夏目漱石なんかでも目で読んでいるととても分かりにくいところがありますが、あれもゆっくりと大きな声で朗読しながら読んでいくと、何の問題もなく頭にスッと入ってくる。そういうことがやはり読み方として提示されるべきだと思っていますね。

キャンベル この話は、先ほどの「麹菌」と通底するところがあります。つまり、常に古典に目を向けて生きてはいない大方の人が、古典から面白さを引き出すための触媒の1つに音読もあるということでしょう。林さんの講義を僕は鮮明に覚えていますが、これは、つまり「遅読のすすめ」ということでしたね。林さんはパフォーマーでもいらっしゃるので、古典を体感して自分の体で「なぞって」いかれた。

この「なぞる」ということは、もう1つのキーワードになるかもしれません。声でなぞる、つまり音読をすることです。1885年に上野図書館ができて、「音を出すな」と貼り紙が出され、音読ができなくなっていく。これは、ちょうど日本の近代化と時代的に並行していく現象です。声に出してそれを読み上げていくということが失われていきました。

国文学研究資料館で、3年ぐらい前から「ないじぇる芸術共創ラボ」という芸術を共に創る面白い実験室を作ったんです。5人のアーティストを招聘したのですが、その中で、山村浩二さんという日本を代表する短編アニメーション作家が、鍬形蕙斎(くわがたけいさい)という浮世絵師を発見しました。鍬形蕙斎は、葛飾北斎と同時代に双璧と言われていましたが、現代ではほとんど顧みられることがない浮世絵師です。
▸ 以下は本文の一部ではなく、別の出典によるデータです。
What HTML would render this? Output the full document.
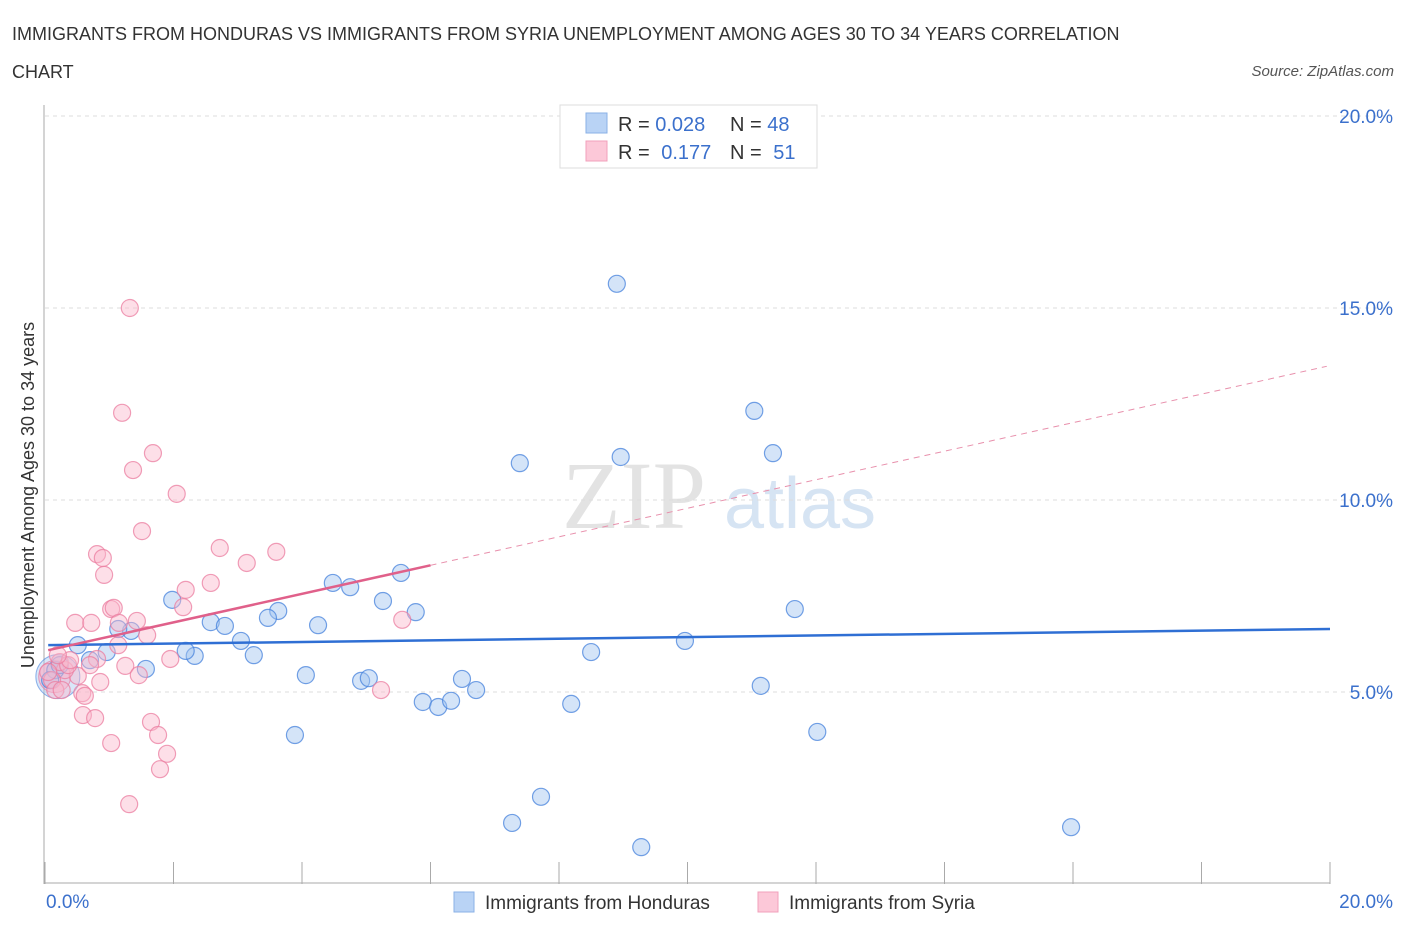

山村さんは資料館に来て、『鳥獣略画式』や『人物略画式』という江戸時代の中で非常によく読まれていた絵本に取りつかれ、まさに林さんと同じように、1つ1つ、この蕙斎という人の描線を「なぞった」わけです。そうしてアニメーション作品の「ゆめみのえ」という短編アニメーション作品を作り上げました。

この「ゆめみのえ」というものは、中身は全く新しい創作なんですね。しかし、表現そのものは、この鍬形蕙斎という人の描線や一筆書きで世界を捉えるという手法を非常に尊重して作っている。

これを二次創作であるとも、あるいは眠れる文化資源というものをベースとして、その土壌の中から現れた新たな価値を創出していると捉えることができると思います。もう1つの古典の姿と言ってよいと思います。

二葉亭四迷あたりまでは、江戸文化が骨肉の中にあったと思うのですが、それが途絶えた今、どのようにして古典につなげていくか。その手法として、私はAIを含めた電子情報、あるいは機械可読とか、様々な方法でデータを駆動させて、いろいろな分野の人とそれを共有することもできるのではないか、と思うのですね。